The online travel sites, though, have always defaulted to ranking flights by price. Rarely do we use an agent who might give us advice. Instead, many of us obsess over our air travel decisions, checking on prices over and over, setting up price alerts, looking on some particular day at some odd time that our aunt told us was when airlines post deals. The airlines that show the lowest prices get our business.

That dynamic has pushed airlines to do everything they can to show lower prices while still making a profit—including doing all the things we've come to hate, like smushing legroom, charging extra for bags and over-burdening flight attendants so they come to hate their jobs and get snarly.
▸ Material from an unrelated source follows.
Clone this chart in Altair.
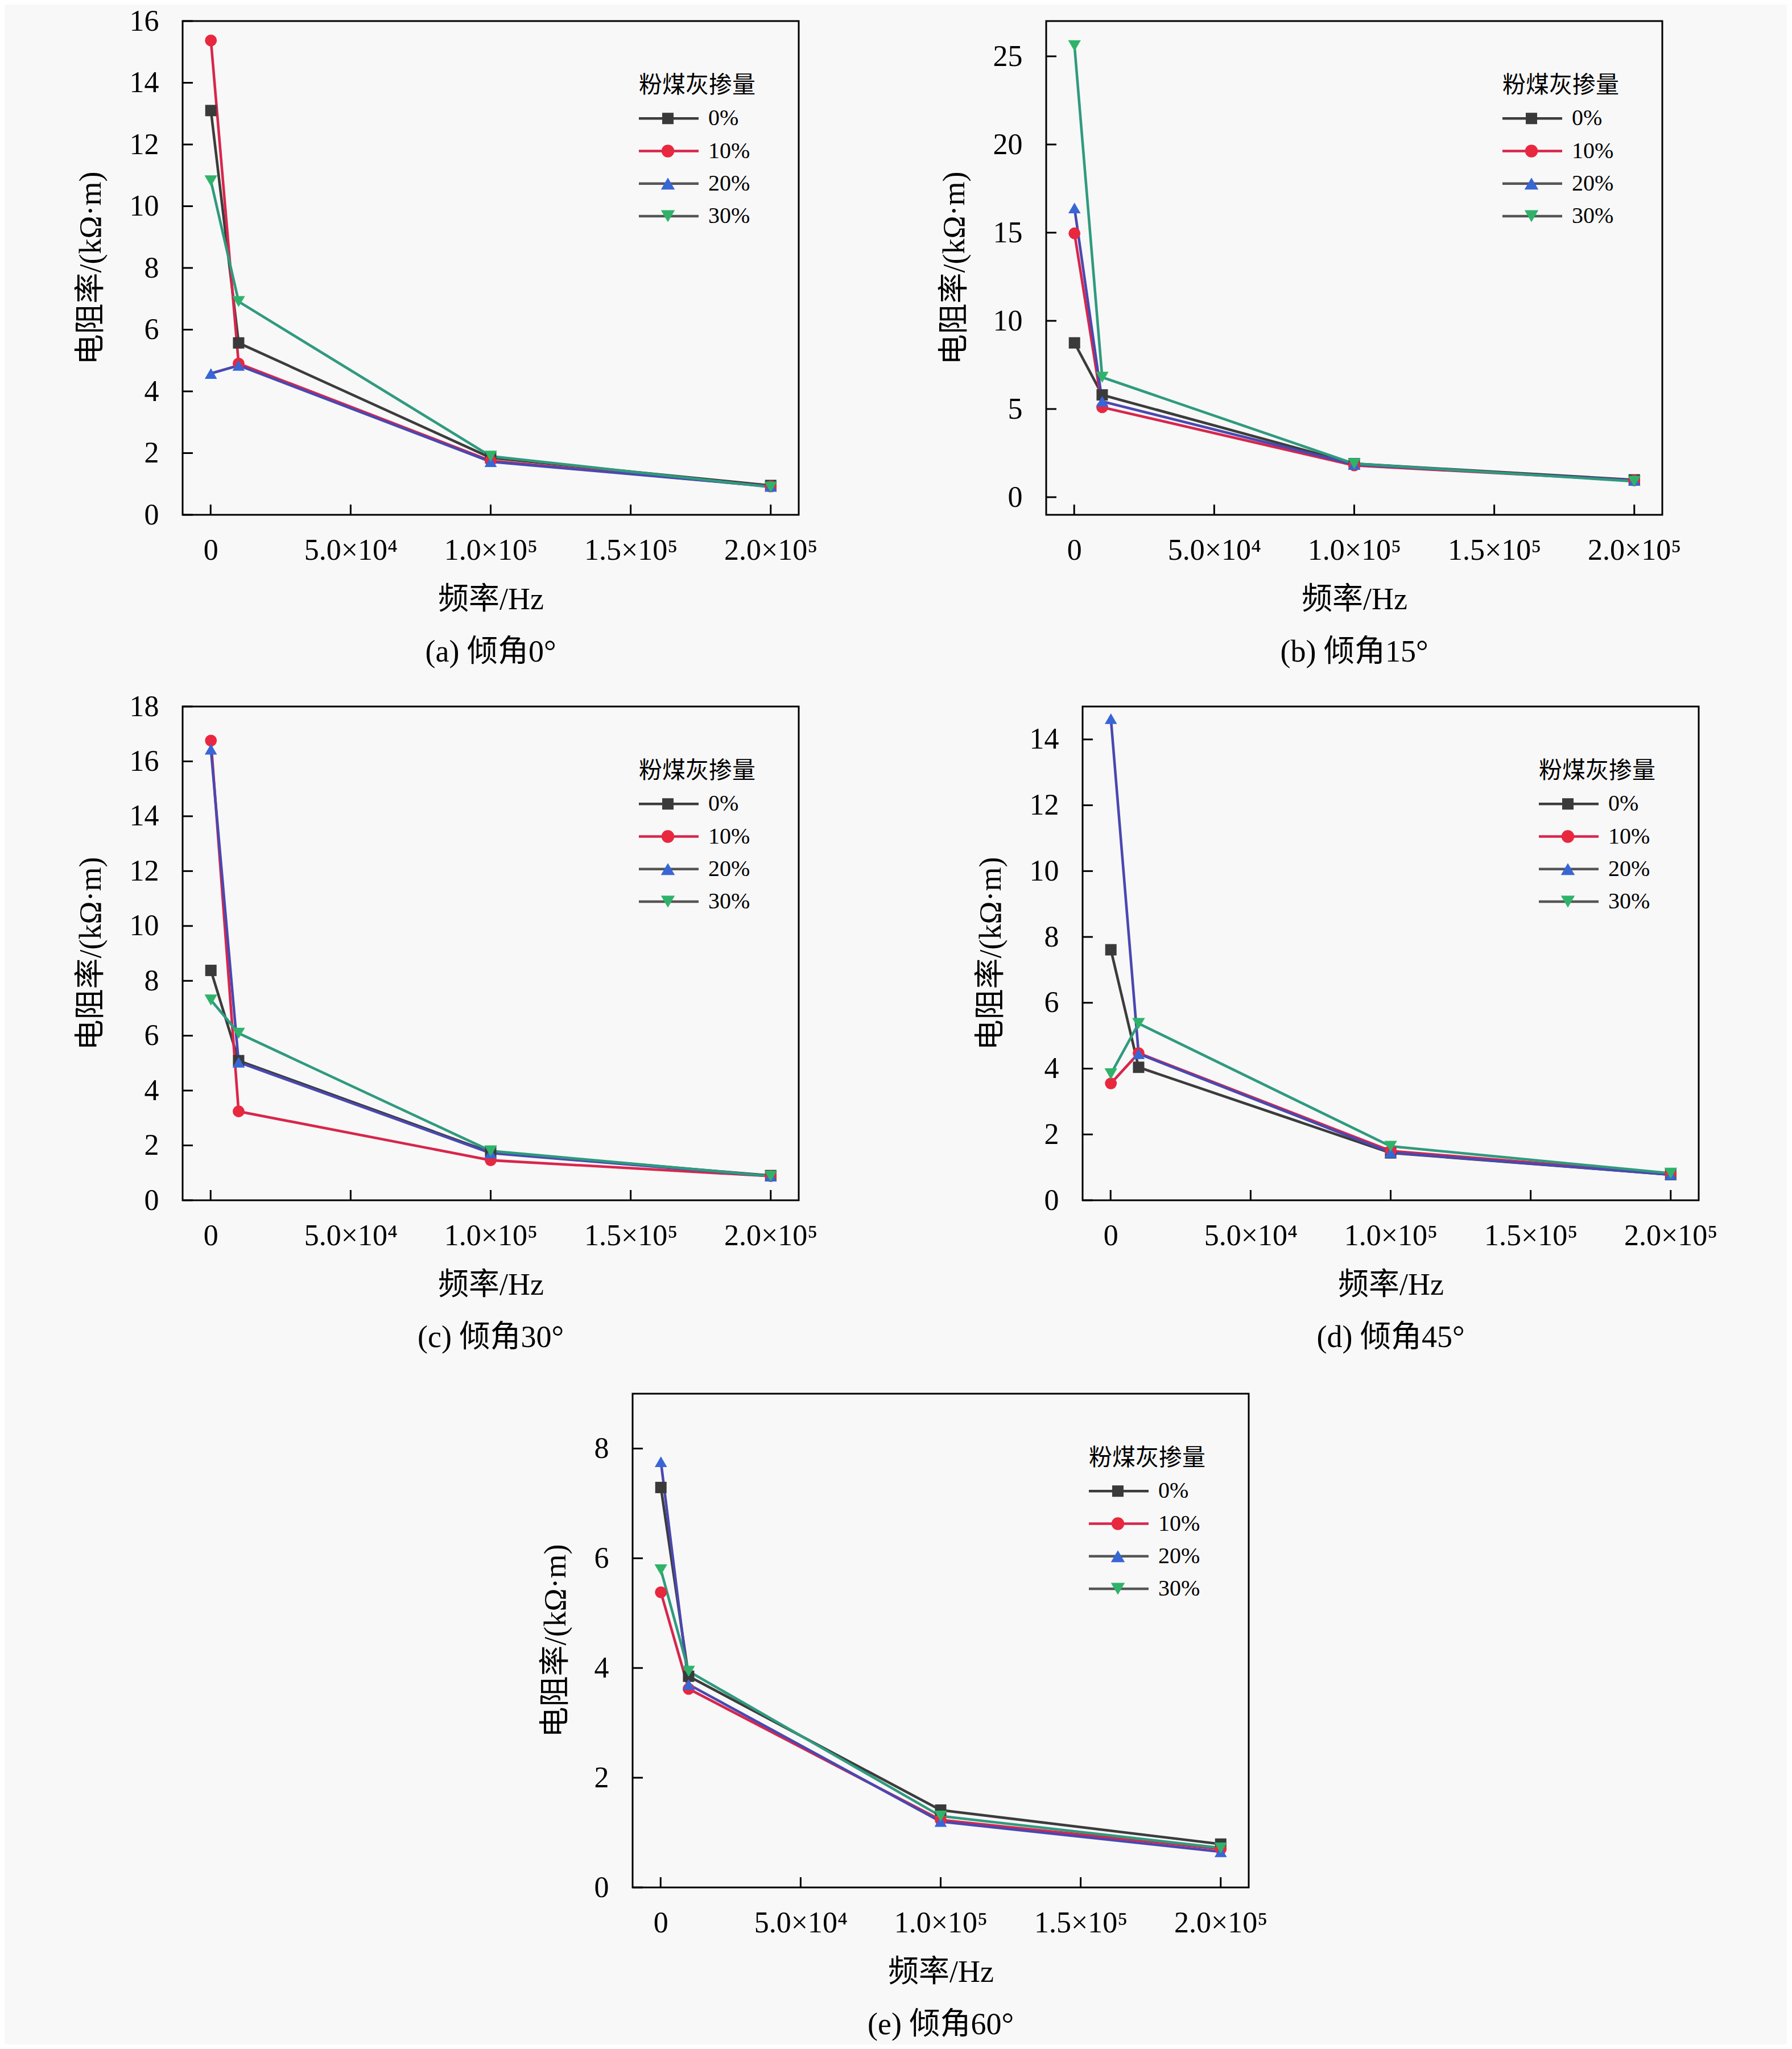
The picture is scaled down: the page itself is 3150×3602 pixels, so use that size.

"The online travel agencies changed the nature of competition in the airline industry—from competition on elapsed scheduled flight times to price competition," says a 2012 study by Itai Ater of Tel Aviv University and Eugene Orlov of economic consulting firm Compass Lexecon. In fact, their data showed that flight delays got worse as more people based purchases mostly on price. Airlines didn't have to compete at being good—they had to compete only at being cheap. The research, Ater and Orlov reported, suggests "that the internet may adversely affect firms' performance and incentives to provide high-quality products." To anyone who has flown coach in recent years, this conclusion seems forehead-smackingly obvious.

Even if airlines want to do business differently, they can't right now. The easy price comparisons online make it almost impossible for any airline to offer a much nicer coach experience for more money. The higher price would knock that airline out of the first page of search results. Here's how stuck airlines are: Average ticket prices today are almost exactly the same as they were in 1997, adjusted for inflation. Oil prices are almost 60 percent higher today versus 1997, and fuel is usually an airline's biggest expense. The pricing pressure on airlines is so intense they can't charge more even as costs increase. To stay viable, the airlines have to squeeze us into smaller seats and make money on extras.

It might make a difference if travel sites would allow us to search for flights more like the way we search for a restaurant or apartment, by setting up different criteria that matter to us, says Eddie Yoon, consultant and author of Superconsumers. For a flight, that might include the amount of legroom we desire, as well as how many stars reviewers give the staff for service and the quality of the food on board. In most product categories, Yoon's research shows, "a small number of consumers base their satisfaction solely on price," he says. Yet not much exists to help us buy airline tickets based on more than price. So airline service keeps spinning downward, trying to find the rock-bottom level that travelers can tolerate.

We can hope, though, that we're witnessing the turning point in airline behavior. New ways of doing business, driven by technology, could soon force major changes.

Look, for instance, at an upstart air service called Surf Air and its subscription approach to travel. The company operates a fleet of eight-seat planes that can use private air terminals, allowing passengers to skip security lines, crowded gates, the temptation of Cinnabon and other common airport evils. It flies to about a dozen California cities. Customers pay $1,950 a month for unlimited flying—you just sign up for a trip with Surf Air's app, pretty much like hailing an Uber. Take four trips a month, and that's about $500 a trip for a private plane experience. The company is launching in Europe this month and says it has 3,000 members.

Surf Air and a few other on-demand air services are made possible by AI-driven software that can come to understand where and when planes are needed and make predictions about which members are likely to take which flights. As Yoon points out, a subscription changes the relationship between airline and passenger. The airline's incentive then is to treat the passenger well, not focus on revenue per available seat mile or some other dorky spreadsheet calculation. Lufthansa's Eurowings airline is now experimenting with subscriptions, testing a package of 10 one-way flights for a little more than $500.

At some point, the major airlines will make AI-based subscriptions a regular part of doing business. And that will open up even more innovative possibilities. AI software can come to understand the travel traits of individual customers, much as Netflix gets to know its subscribers' movie tastes. Let's say United adopted this technology. The software could learn that you book a lot trips to a particular city, usually pay for extra legroom and buy Wi-Fi and a couple bourbons after takeoff. AI could put all that together with United's costs and seat availability, and automatically negotiate with you for a subscription tailored to you. The deal might save you a little money, but it would also save you the time and stress it takes to set up each one of those trips, and the arrangement would give both you and the airline some pricing certainty. The relationship between you and United could be transformed from transactional and adversarial to a cuddly long-term bond.

Then, if you're a United subscriber, when they drag you off your flight, at least they'll remember to bring along the bourbon.